Here’s where it gets personal for small firms. A lot of small businesses think they have backups. They’ve got a USB drive that gets plugged in periodically, or they’re backing up to a NAS on the same network, or they’re using a cloud backup that authenticates with the same domain credentials the attacker already has.

If the attacker can reach your backups from inside your network using the credentials they’ve already stolen, you don’t have backups. You have an extra copy of your data sitting in the blast radius.

The firms that survive ransomware have immutable, offsite backups. That means backups stored somewhere the attacker can’t touch, using credentials that aren’t connected to the main network, with retention policies that can’t be overwritten. The 3-2-1 backup rule (three copies, two different media types, one offsite) has been around forever because it works. The “immutable” part is what’s changed. Your offsite copy needs to be write-once so that even if an attacker gets the credentials, they can’t delete the backups before deploying the ransomware.

What actually stops this

Three things change the outcome in almost every ransomware case I’ve seen or read about.
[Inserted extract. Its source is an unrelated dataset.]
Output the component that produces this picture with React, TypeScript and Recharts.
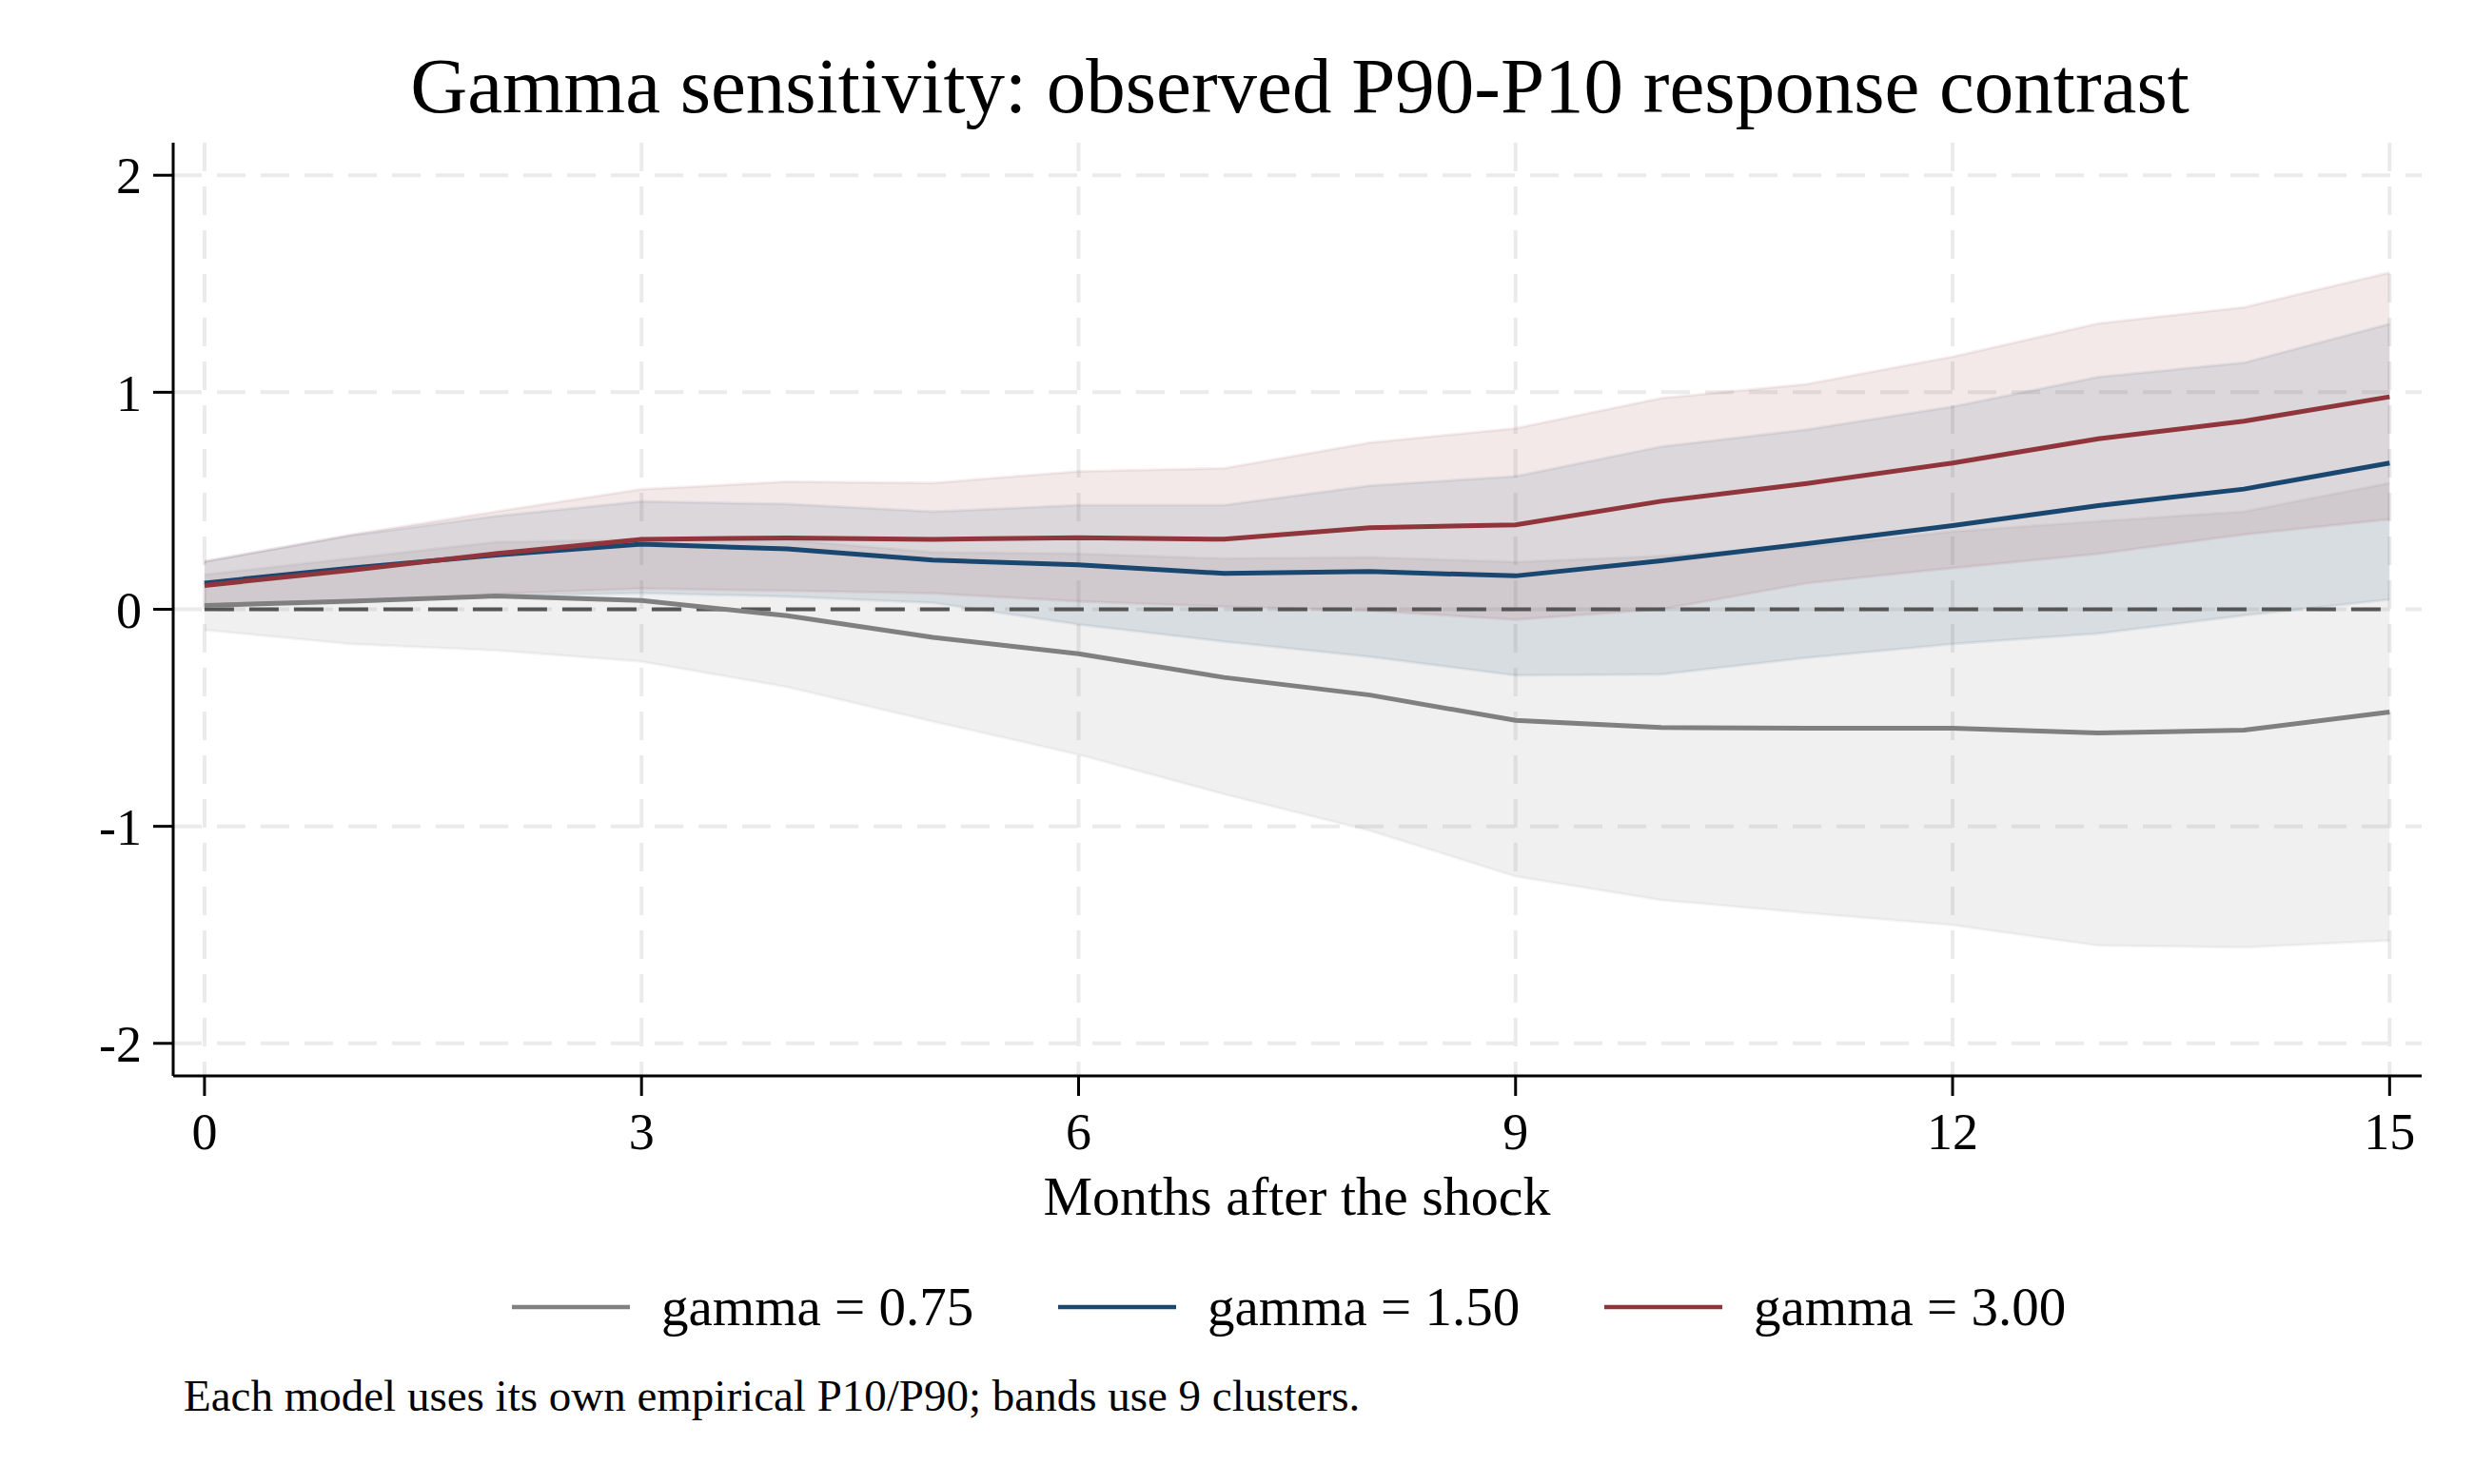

MFA on every remote access point. VPN, RDP, Citrix, whatever you’re using to let people connect from outside the office. If the Change Healthcare attack taught us anything, it’s that one portal without MFA is all it takes.

Monitoring and alerting that catches lateral movement. Someone logging in at 2 AM from an IP address in another country. A service account suddenly accessing file shares it’s never touched before. New admin accounts being created. If you’re not watching for these things, you’re relying on the attacker to make a mistake. They usually don’t.

Backups that actually survive the attack. Offsite. Immutable. Tested. Not just “we have a backup.” Tested, as in someone actually tried restoring from it within the last 90 days and verified the data was there.

None of these are exotic. None of them require a massive budget. They require someone to set them up, verify they work, and keep checking. Ransomware doesn’t start with ransomware. It starts with one weak credential and an open door. The encryption is just what happens when nobody noticed the rest.